**DATASET RECORDS:**
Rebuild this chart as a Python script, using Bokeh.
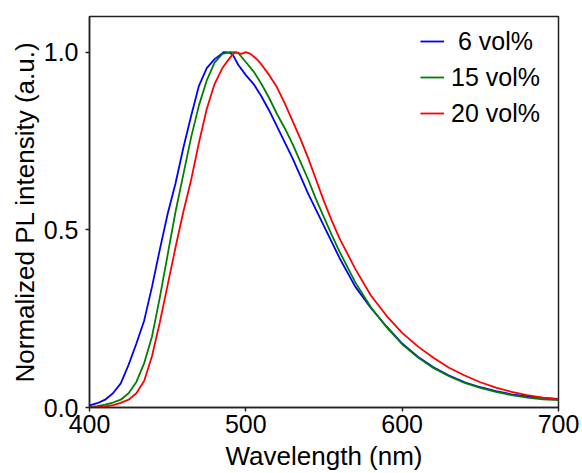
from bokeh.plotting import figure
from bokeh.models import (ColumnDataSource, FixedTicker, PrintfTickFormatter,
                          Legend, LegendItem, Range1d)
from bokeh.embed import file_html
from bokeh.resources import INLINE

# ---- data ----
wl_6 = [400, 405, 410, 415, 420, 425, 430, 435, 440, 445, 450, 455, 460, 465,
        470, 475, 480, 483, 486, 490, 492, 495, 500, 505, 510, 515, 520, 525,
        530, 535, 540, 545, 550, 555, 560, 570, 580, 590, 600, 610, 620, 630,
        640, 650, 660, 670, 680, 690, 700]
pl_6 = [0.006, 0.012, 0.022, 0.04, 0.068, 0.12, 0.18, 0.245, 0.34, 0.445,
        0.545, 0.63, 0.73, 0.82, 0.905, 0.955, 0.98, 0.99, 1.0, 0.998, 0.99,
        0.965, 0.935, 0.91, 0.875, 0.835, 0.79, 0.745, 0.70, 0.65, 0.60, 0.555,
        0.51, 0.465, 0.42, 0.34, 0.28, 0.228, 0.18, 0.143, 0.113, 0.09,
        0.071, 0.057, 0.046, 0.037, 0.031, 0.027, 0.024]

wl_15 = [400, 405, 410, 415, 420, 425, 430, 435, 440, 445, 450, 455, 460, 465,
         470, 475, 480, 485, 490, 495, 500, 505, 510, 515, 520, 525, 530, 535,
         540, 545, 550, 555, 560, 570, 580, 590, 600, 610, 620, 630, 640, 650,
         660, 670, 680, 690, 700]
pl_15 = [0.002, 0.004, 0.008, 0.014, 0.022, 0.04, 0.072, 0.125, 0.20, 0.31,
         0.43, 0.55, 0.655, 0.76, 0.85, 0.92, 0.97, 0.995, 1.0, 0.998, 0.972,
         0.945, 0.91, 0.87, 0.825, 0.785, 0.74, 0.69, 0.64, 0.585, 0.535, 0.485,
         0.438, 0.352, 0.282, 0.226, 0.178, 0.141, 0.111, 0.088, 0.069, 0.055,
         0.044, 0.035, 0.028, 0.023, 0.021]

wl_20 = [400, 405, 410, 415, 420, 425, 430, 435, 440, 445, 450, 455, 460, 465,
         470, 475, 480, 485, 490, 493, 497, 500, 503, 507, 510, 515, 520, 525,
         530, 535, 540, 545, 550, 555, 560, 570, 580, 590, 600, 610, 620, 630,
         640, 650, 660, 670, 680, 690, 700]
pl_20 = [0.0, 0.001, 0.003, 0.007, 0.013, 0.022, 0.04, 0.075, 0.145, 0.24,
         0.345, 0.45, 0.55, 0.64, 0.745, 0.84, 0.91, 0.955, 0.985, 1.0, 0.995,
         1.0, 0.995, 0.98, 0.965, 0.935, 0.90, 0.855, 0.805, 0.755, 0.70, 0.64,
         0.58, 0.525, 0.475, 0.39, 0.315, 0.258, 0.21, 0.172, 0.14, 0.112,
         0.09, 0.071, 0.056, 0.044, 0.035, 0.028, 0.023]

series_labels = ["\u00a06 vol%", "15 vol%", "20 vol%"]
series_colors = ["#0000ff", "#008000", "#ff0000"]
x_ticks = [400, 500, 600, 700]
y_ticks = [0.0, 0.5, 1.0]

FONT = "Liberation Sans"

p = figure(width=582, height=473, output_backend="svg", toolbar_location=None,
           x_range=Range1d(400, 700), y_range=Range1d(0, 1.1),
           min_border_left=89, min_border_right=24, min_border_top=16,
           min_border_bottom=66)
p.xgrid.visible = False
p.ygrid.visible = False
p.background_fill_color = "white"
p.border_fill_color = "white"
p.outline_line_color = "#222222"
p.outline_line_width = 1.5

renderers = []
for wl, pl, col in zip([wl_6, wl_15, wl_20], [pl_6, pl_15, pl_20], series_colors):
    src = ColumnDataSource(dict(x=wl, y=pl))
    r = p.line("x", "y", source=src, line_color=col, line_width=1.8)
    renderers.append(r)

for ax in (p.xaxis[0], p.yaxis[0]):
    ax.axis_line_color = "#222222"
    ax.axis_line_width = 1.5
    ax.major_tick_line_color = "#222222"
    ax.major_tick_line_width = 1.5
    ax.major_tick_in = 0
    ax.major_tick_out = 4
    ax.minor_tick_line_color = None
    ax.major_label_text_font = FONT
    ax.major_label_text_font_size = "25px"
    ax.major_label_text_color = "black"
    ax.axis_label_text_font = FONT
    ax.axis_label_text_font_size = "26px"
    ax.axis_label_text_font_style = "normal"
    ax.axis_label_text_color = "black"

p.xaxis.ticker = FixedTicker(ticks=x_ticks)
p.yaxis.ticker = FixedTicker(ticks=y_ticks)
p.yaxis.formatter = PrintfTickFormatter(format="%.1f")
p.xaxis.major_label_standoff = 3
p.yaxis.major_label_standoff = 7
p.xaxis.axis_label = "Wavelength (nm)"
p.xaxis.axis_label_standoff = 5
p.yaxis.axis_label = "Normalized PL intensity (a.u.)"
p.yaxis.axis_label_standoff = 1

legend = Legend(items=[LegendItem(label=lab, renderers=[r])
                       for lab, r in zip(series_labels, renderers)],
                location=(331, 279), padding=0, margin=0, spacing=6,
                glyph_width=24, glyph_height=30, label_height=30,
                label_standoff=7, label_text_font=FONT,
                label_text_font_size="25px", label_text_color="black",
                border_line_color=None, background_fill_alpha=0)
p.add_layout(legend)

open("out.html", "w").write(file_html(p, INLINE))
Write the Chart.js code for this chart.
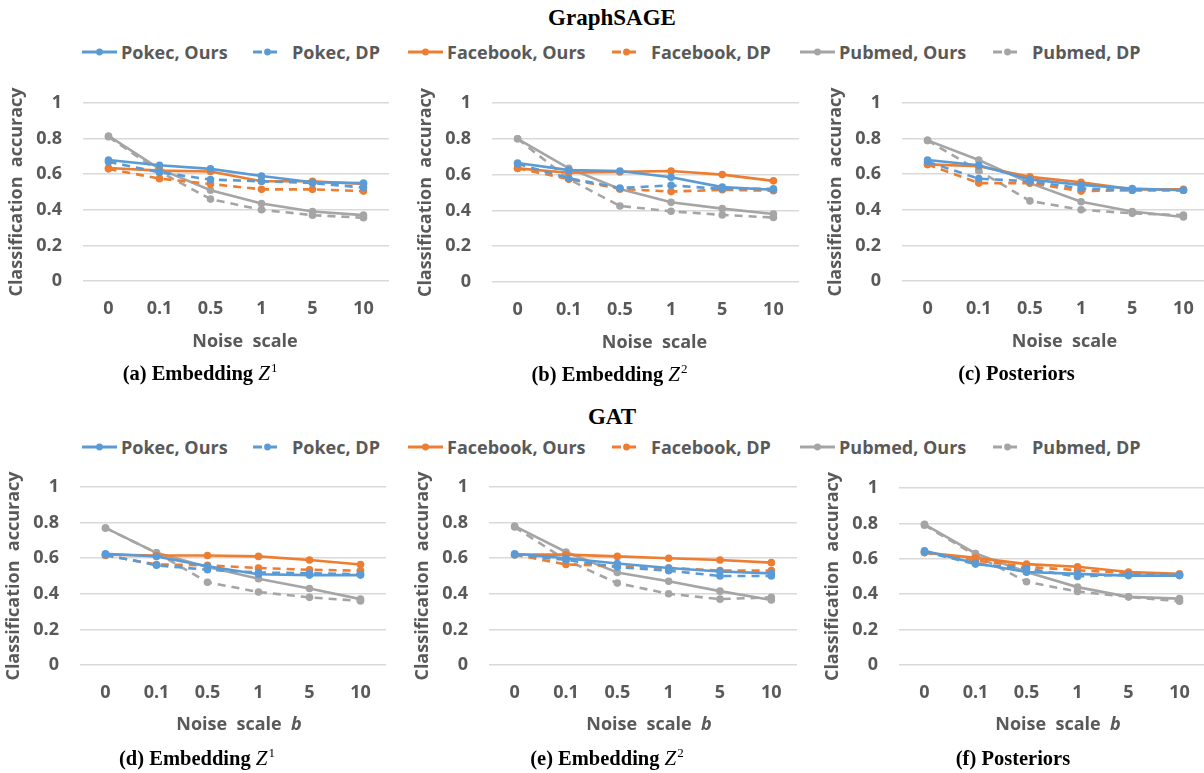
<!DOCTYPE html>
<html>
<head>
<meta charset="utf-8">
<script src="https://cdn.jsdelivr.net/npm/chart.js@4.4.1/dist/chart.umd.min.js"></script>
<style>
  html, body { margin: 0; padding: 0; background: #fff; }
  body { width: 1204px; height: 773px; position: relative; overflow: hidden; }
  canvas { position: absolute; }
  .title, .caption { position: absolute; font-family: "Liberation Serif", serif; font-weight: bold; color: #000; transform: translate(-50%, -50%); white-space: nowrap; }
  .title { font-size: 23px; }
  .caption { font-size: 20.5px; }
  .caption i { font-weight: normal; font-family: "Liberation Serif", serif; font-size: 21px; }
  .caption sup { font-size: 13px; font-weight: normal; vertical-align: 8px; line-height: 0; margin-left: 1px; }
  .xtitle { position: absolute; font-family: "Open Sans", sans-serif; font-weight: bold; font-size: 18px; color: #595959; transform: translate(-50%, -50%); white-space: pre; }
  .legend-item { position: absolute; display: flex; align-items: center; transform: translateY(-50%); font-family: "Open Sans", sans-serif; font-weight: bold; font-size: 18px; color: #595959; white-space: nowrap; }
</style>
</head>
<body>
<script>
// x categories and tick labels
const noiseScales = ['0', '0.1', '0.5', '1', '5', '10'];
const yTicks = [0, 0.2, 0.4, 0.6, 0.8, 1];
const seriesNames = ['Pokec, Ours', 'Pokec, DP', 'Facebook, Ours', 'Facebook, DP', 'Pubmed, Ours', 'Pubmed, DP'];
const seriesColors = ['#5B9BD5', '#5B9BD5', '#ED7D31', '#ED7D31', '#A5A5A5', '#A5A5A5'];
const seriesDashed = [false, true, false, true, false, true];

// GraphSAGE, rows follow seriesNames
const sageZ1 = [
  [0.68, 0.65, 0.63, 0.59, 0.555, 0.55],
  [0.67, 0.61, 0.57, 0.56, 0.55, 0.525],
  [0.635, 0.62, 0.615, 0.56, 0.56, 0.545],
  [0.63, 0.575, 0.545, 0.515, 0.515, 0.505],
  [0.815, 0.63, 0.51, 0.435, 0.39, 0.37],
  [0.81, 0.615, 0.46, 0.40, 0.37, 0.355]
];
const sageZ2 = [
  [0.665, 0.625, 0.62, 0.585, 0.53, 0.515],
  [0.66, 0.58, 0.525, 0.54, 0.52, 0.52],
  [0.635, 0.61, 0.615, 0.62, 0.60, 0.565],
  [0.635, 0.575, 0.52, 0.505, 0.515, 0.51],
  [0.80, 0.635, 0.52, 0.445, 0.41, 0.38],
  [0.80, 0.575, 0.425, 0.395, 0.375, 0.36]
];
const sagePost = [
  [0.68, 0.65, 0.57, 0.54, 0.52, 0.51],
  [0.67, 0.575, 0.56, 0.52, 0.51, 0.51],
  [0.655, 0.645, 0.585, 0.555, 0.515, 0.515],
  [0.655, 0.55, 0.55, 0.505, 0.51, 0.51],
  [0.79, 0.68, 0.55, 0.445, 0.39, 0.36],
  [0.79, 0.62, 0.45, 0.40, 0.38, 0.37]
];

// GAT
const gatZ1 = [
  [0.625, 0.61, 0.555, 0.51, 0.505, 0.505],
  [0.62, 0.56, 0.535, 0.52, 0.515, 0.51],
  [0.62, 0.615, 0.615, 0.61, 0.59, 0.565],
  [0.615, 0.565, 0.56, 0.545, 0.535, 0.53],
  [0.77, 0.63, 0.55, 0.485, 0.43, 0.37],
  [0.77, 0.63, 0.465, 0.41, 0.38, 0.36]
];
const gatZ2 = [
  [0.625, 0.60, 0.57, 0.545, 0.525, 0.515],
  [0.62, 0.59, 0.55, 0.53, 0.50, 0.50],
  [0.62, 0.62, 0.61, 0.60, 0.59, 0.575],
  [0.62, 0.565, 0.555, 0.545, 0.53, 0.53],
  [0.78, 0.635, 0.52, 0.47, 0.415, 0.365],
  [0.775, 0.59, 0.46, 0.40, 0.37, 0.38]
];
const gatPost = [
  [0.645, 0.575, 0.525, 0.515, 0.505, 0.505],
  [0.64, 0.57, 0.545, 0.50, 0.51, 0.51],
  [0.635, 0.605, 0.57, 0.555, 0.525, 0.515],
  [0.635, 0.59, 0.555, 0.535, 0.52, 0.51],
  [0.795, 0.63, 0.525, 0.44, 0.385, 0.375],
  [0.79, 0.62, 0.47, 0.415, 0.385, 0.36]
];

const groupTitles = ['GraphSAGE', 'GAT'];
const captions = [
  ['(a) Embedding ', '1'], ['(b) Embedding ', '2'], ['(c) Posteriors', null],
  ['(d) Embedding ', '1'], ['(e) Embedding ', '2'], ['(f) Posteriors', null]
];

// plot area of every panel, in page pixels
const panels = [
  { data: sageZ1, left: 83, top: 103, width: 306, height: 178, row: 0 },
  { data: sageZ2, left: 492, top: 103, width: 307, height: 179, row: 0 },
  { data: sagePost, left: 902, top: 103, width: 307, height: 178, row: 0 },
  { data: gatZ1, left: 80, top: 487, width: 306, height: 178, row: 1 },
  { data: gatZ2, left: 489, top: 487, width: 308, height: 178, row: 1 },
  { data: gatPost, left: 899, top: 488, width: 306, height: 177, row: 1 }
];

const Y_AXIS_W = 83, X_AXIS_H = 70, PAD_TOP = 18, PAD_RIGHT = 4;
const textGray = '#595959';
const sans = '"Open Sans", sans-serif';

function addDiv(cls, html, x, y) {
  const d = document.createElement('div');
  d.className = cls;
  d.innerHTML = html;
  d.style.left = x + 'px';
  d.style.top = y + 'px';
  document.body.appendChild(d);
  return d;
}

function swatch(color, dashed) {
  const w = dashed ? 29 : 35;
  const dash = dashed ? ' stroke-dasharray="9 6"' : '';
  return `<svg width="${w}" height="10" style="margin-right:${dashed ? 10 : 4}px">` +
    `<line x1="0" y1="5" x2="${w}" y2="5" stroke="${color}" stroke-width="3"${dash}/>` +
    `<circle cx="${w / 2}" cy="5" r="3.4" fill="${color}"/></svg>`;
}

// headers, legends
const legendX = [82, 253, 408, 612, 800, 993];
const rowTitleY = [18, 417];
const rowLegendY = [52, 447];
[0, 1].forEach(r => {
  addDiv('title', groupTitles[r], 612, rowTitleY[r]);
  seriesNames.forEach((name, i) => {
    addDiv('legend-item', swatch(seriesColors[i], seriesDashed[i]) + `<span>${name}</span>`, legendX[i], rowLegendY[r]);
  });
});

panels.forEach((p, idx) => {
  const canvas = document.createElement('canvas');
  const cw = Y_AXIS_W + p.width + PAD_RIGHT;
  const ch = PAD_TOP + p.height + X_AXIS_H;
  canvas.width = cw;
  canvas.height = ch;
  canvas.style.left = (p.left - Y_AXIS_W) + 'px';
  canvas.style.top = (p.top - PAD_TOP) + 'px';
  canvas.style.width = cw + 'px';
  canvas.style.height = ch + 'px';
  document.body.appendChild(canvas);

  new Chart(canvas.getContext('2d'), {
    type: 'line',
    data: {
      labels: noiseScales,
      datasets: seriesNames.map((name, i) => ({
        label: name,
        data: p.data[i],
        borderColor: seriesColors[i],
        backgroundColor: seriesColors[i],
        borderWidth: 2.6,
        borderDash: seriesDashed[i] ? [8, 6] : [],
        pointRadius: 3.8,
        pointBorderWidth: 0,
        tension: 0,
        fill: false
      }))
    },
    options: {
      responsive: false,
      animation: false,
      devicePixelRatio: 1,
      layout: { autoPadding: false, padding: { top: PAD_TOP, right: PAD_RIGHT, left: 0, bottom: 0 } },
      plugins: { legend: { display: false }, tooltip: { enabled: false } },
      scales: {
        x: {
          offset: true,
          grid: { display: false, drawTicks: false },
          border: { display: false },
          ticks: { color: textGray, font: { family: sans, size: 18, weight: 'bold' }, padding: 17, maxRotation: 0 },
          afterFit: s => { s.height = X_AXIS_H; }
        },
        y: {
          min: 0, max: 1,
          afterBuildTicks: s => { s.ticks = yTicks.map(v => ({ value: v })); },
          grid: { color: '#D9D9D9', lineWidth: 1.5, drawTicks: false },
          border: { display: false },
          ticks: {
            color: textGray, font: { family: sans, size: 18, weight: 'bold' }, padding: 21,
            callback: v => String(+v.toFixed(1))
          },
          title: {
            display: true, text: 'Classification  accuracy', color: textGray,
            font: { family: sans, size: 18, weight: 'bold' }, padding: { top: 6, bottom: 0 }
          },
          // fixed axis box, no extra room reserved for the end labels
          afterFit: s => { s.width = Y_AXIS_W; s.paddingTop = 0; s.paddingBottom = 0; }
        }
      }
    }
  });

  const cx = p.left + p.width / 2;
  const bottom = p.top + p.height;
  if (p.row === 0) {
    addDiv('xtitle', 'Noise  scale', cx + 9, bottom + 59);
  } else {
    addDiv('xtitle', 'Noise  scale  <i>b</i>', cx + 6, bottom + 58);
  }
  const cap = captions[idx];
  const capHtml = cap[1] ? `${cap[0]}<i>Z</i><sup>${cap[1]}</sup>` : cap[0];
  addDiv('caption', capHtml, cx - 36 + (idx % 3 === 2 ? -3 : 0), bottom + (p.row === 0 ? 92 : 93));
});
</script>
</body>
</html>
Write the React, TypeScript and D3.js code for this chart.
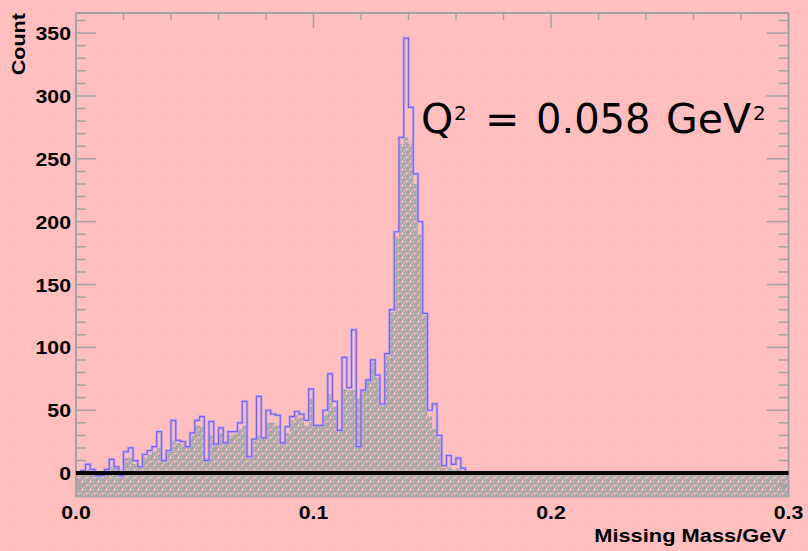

**OBJECTIVE:**
Give again, exactly, the lines from the start of the data through the one holding "from bokeh.resources import INLINE"; omit the pictures.

**ANSWER TO THE EXERCISE:**
Rebuild this chart as a Python script, using Bokeh.
from bokeh.plotting import figure
from bokeh.models import (ColumnDataSource, FixedTicker, PrintfTickFormatter,
                          Legend, LegendItem, Range1d)
from bokeh.embed import file_html
from bokeh.resources import INLINE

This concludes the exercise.